Where the tradition is heading in 2026
The genre is not frozen in the past. Contemporary miniature art now includes landscapes, still lifes, marine subjects, wildlife, and abstract work, even though portraiture remains the core reference point. That expansion is healthy because it keeps the scale challenging instead of nostalgic.
In 2026, one specialist UK society is still staging an annual exhibition of around 700 works, with a maximum frame size of 6 by 4.5 inches. I like that constraint because it keeps the discipline honest. Artists cannot hide behind scale, and they have to make every mark earn its place.
- More commissions now begin with photographs rather than a long sitting, which makes the artist’s editing skill even more important.
- Contemporary makers are mixing traditional portrait methods with modern subjects, bolder framing, and more personal narratives.
- Collectors are still drawn to the tactile object, not just the image, which is one reason the format survives screen fatigue.
- The best new work tends to be hybrid: historically informed in spirit, but contemporary in subject, finish, or display.
That mix of tradition and adaptation is what keeps the field alive, and it leads to the final question that matters most: what actually makes a small portrait worth keeping.

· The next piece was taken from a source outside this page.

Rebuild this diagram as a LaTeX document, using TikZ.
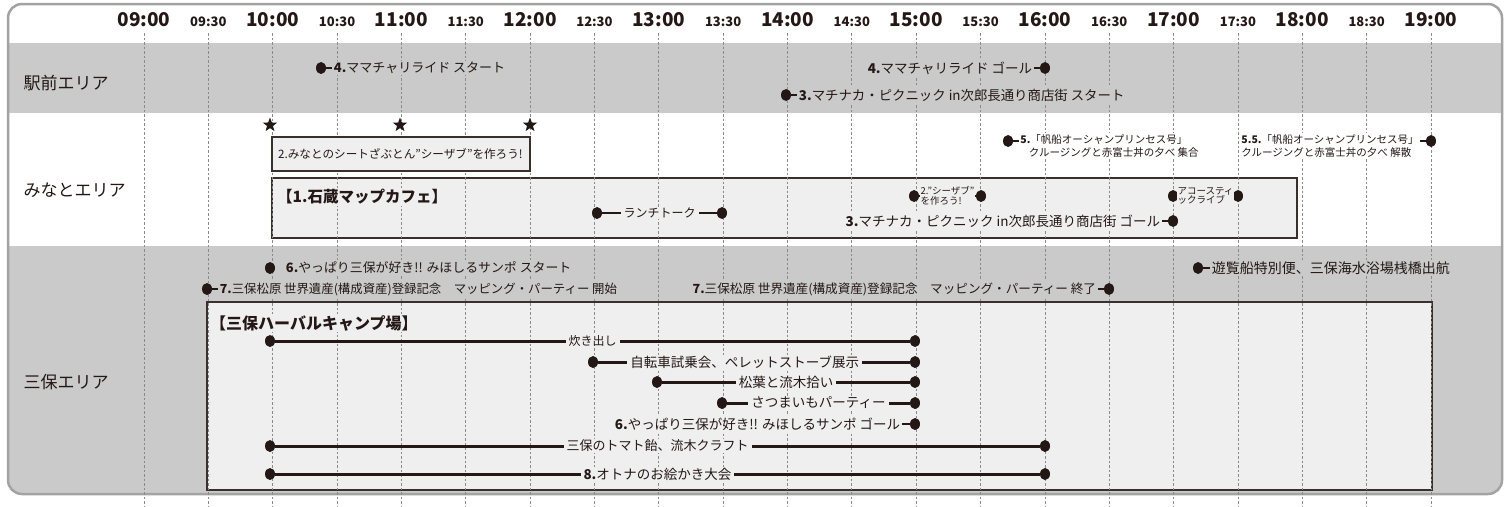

What makes a keepsake worth keeping
The strongest works are not the ones with the most microscopic detail; they are the ones where scale, likeness, and object design feel inevitable together. If the image is forced, the eye notices it immediately. If the composition is clear, the portrait can feel more present than something much larger.
For artists, I would keep the process ruthless: use better references, strip away decorative noise, and let the face do the work. For photographers, the challenge is to supply an image that remains truthful after reduction. That is the lasting appeal of this small-format tradition: when the scale gets smaller, intention has to get larger.